Tale principio, già espresso in giurisprudenza, è stato cristallizzato da alcune importanti pronunce tra cui l’ordinanza della Corte di Cassazione n. 16402 del 10 giugno 2021.  Per meglio comprendere ed inquadrare la questione bisogna preliminarmente chiarire alcuni profili.
Il primo, strettamente normativo, riguarda Il diritto in sé al risarcimento del danno da violazione del GDPR previsto dallo stesso regolamento agli articoli 79 e 82. Dal combinato disposto dei citati articoli emerge che chiunque subisca “un danno materiale o immateriale causato da una violazione del presente regolamento ha il diritto di ottenere il risarcimento del danno dal titolare del trattamento o dal responsabile del trattamento” e che ogni interessato, ha il diritto di proporre un ricorso giurisdizionale effettivo “qualora ritenga che i diritti di cui gode a norma del presente regolamento siano stati violati a seguito di un trattamento”.
Importante evidenziare che l’azione va esercitata nei confronti del titolare del trattamento o del responsabile del trattamento, e che Il ricorso può essere promosso dinanzi alle autorità giurisdizionali dello Stato membro in cui il titolare o il responsabile del trattamento ha uno stabilimento.

Il secondo, più dottrinale, riguarda la tipologia del danno subito dall’interessato a seguito della violazione del disposto del GDPR. Tali condotte, invero, difficilmente causano un danno materiale riflettendosi prevalentemente sulla sfera immateriale della persona e comportando, quindi, un danno non patrimoniale (figura richiamata dalla giurisprudenza di legittimità quale strumento unitario di riparazione del danno alla persona). Secondo quanto argomentato a più riprese dalla Suprema Corte, la risarcibilità del danno non patrimoniale conseguente alla violazione del disposto in materia di tutela dei dati personali non è automatica ma, anzi, subordinata ad una specifica valutazione del giudice relativamente a due importanti parametri: la gravità della lesione e la serietà del danno. La gravità della lesione, non può ravvisarsi nella mera violazione delle disposizioni, ma deve essere valutata quale conseguenza a sé stante di dette violazioni (si veda la Sent. Corte Cass. n. 222/2016), e la serietà del danno. Sul punto la Corte di Cassazione ha ribadito il principio secondo cui il danno non patrimoniale risarcibile derivante dalla violazione della normativa in materia di protezione dei dati personali, pur determinando la lesione di un diritto fondamentale tutelato dagli artt. 2 e 21 Cost. e dall’art. 8 della CEDU, non può sottrarsi alla verifica della “gravità della lesione” e della “serietà del danno”, in quanto anche per tale diritto opera il bilanciamento con il principio di solidarietà ex art. 2 Cost., che si concretizza nella necessità di tollerare la lesione minima di tale diritto. (Cass. Sent. n. 17383 del 2020)

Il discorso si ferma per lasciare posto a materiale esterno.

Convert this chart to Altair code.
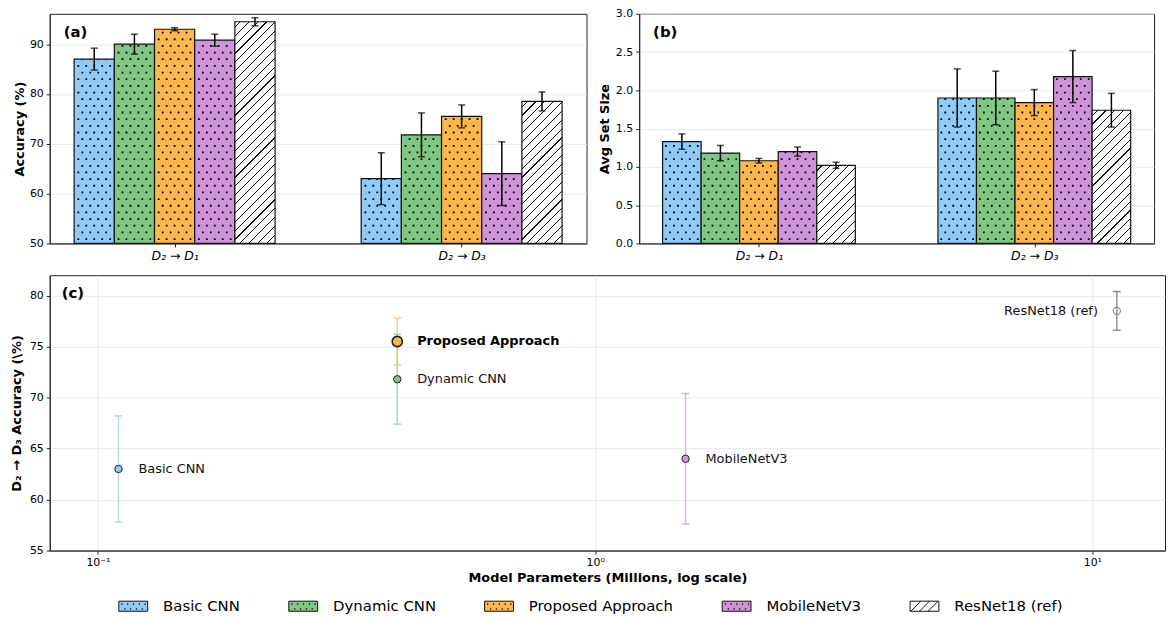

Appare, dunque, chiaro l’orientamento della giurisprudenza di legittimità secondo il quale la semplice violazione delle prescrizioni in materia di protezione dei dati personali non può, di per sé sola, determinare la lesione ingiustificabile del diritto, ma è necessario che la condotta offenda in maniera sensibile la portata del diritto stesso.